LACMA exhibition showcases provocative artworks created After the Chicano Movement .

Phantom Sightings: Art after the Chicano Movement, on view at the Los Angeles County Museum of Art (LACMA) from April 6 through September 1, 2008, is the first major consideration of the legacy of Chicano art in almost two decades. Unlike most exhibitions of Chicano art that have preceded it, Phantom Sightings moves away from efforts to define a distinct identity or style and instead focuses attention on conceptual strategies that artists use to intervene in public spaces or debates. Phantom Sightings traces these tendencies to the late 1960s, adding a new dimension to our understanding of Chicano art history and notions of ethnic identity, cultural politics, and artistic practice.

As the exhibition’s title, inspired by artist and commentator Harry Gamboa Jr., suggests, Chicanos have historically constituted a “phantom culture” within American society — largely unperceived, unrecognized, and uncredited by the mainstream.

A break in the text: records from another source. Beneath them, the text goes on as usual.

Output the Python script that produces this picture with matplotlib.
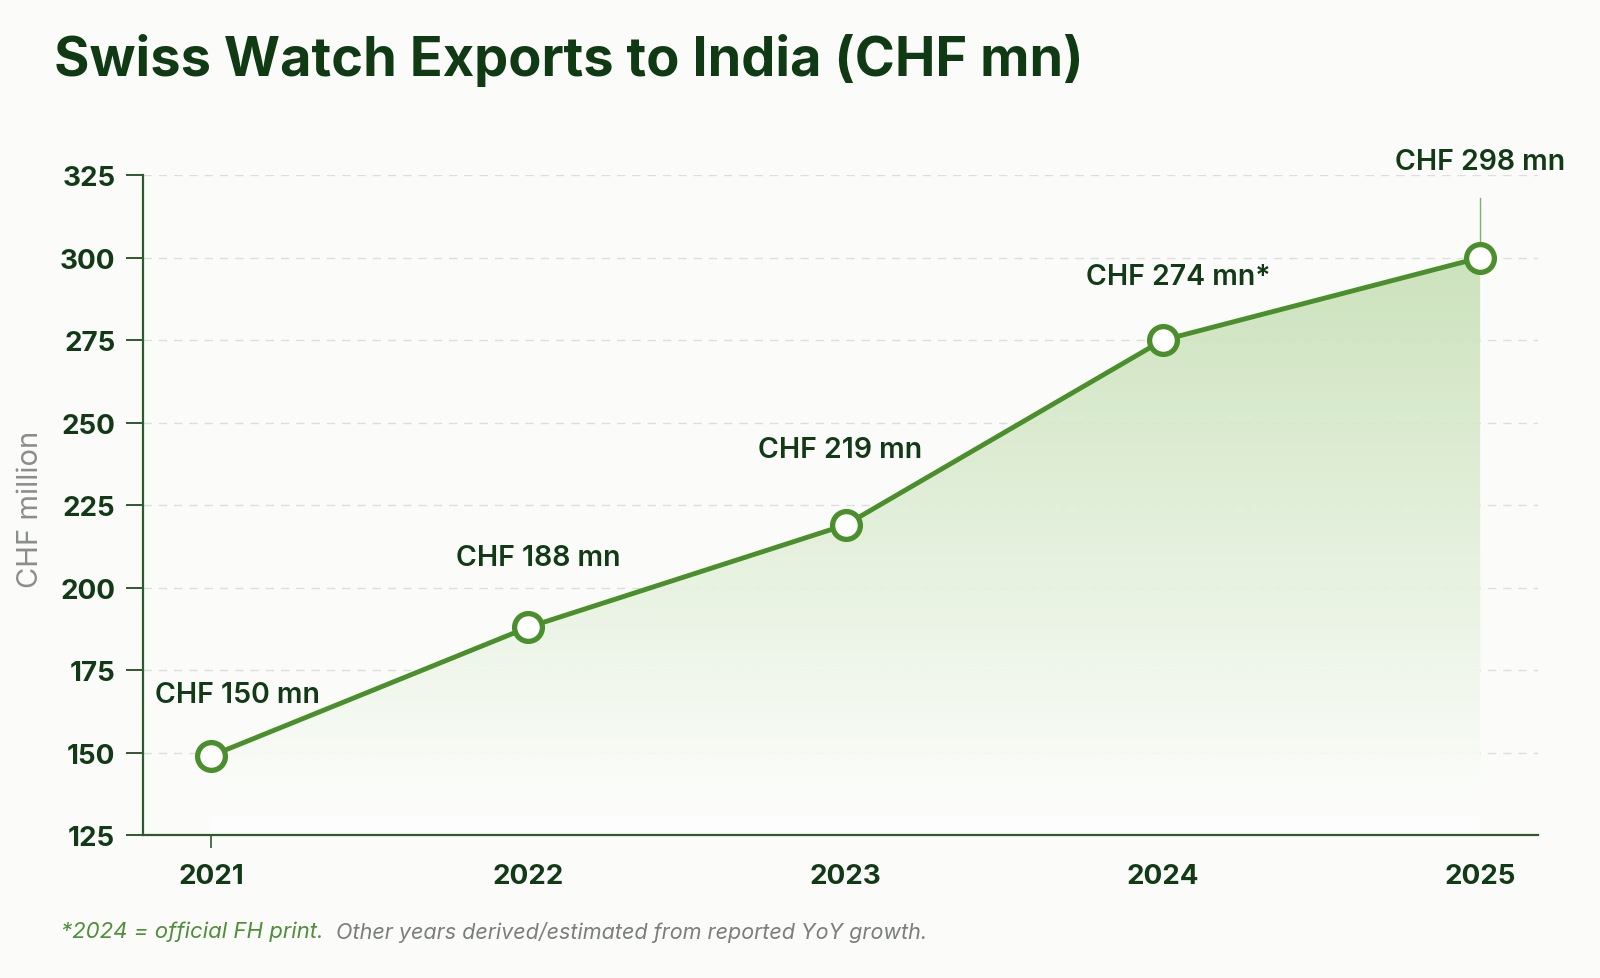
import numpy as np
import matplotlib
matplotlib.use("Agg")
import matplotlib.pyplot as plt
from matplotlib.colors import LinearSegmentedColormap

# ---------------- Data ----------------
years = [2021, 2022, 2023, 2024, 2025]
values = [149, 188, 219, 275, 300]
labels = ["CHF 150 mn", "CHF 188 mn", "CHF 219 mn", "CHF 274 mn*", "CHF 298 mn"]
yticks = [125, 150, 175, 200, 225, 250, 275, 300, 325]

# label offsets (points) relative to each marker
offsets = [(19, 44), (7, 50), (-4, 54), (11, 46), (0, 69)]

# ---------------- Style ----------------
plt.rcParams["font.family"] = ["Inter", "DejaVu Sans"]
bg = "#fbfcfa"
line_c = "#4a8f2c"
dark = "#123a17"

fig = plt.figure(figsize=(16, 9.79), dpi=100, facecolor=bg)
ax = fig.add_axes([0.0894, 0.146, 0.872, 0.674], facecolor=bg)

ax.set_xlim(2020.786, 2025.183)
ax.set_ylim(125, 325)

# gradient fill under the line
cmap = LinearSegmentedColormap.from_list("g", ["#ffffff", "#c7e0b6"])
grad = np.linspace(0, 1, 256).reshape(-1, 1)
im = ax.imshow(grad, extent=[years[0], years[-1], 125, 300], origin="lower",
               aspect="auto", cmap=cmap, alpha=0.9, zorder=1)
poly = ax.fill_between(years, values, 125, color="none", lw=0)
im.set_clip_path(poly.get_paths()[0], transform=ax.transData)

ax.set_yticks(yticks)
ax.grid(axis="y", color="#dcdedb", ls=(0, (6, 5)), lw=1, zorder=0)
ax.set_axisbelow(True)

# thin line above last point
ax.plot([years[-1], years[-1]], [values[-1], 318], color=line_c, lw=1, alpha=0.7, zorder=2)

ax.plot(years, values, color=line_c, lw=3.5, zorder=3, solid_capstyle="round")
ax.plot(years, values, "o", ms=20, mfc="white", mec=line_c, mew=3.8, zorder=4)

for x, y, t, (dx, dy) in zip(years, values, labels, offsets):
    ax.annotate(t, (x, y), xytext=(dx, dy), textcoords="offset points",
                ha="center", va="center", fontsize=20.5, fontweight="semibold",
                color=dark, zorder=5)

ax.set_xticks(years)
ax.set_xticklabels([str(y) for y in years])
for s in ["top", "right"]:
    ax.spines[s].set_visible(False)
for s in ["left", "bottom"]:
    ax.spines[s].set_color("#2f5a2c")
    ax.spines[s].set_linewidth(1.6)
ax.tick_params(axis="y", length=12, width=1.4, color="#2f5a2c", pad=8,
               labelsize=20, labelcolor=dark)
ax.tick_params(axis="x", length=9, width=1.2, color="#2f5a2c", pad=11,
               labelsize=20, labelcolor=dark)
for t in ax.xaxis.get_major_ticks()[1:]:
    t.tick1line.set_visible(False)
for lab in ax.get_xticklabels() + ax.get_yticklabels():
    lab.set_fontweight("bold")

ax.set_ylabel("CHF million", fontsize=21, color="#8a8d8a")
ax.yaxis.set_label_coords(-0.071, 0.495)

fig.text(0.034, 0.938, "Swiss Watch Exports to India (CHF mn)", fontsize=39,
         fontweight="bold", color="#103a14", va="center")

fig.text(0.038, 0.048, "*2024 = official FH print.", fontsize=16, style="italic",
         color="#4f8f3a", va="center")
fig.text(0.21, 0.048, "Other years derived/estimated from reported YoY growth.",
         fontsize=15.5, style="italic", color="#7b7e7b", va="center")

fig.savefig("out.png", dpi=100, facecolor=bg)
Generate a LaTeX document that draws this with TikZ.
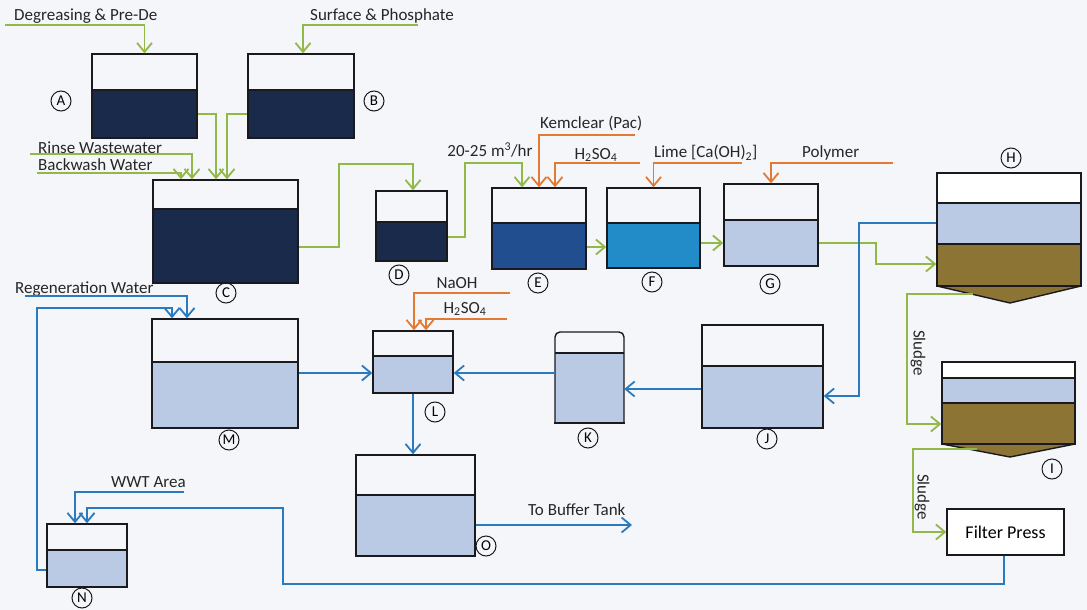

In contrast, Chicano art was established as a politically and culturally inspired movement during the late 1960s and early ’70s, stressing ethnic pride and political empowerment.

While attentive to this historical context, Phantom Sightings places an emphasis on a newer generation of emerging artists from across the United States, many who do not work under the label of “Chicano art.” These artists engage local and global politics, mix high and low cultures, and sample legitimate and bootlegged sources — but they do so within a conceptual framework.

Phantom Sightings will feature thirty-one artists and 120 works, including paintings, sculpture, installation, video, performance, and photo-based art, and intermedia works that incorporate film, digital imagery, and sound — a number of them newly commissioned for the show. After Phantom Sightings’ premiere showing at LACMA, a tour is planned for the U.S. and Mexico.

Phantom Sightings: Art after the Chicano Movement is organized by LACMA in conjunction with the Chicano Studies Research Center (CSRC) at University of California, Los Angeles. Curators for the exhibition are Rita Gonzalez, Assistant Curator for Special Exhibitions, Howard N. Fox, Curator of Contemporary Art, and Chon A. Noriega, Adjunct Curator of Chicano and Latino Art and Director, CSRC.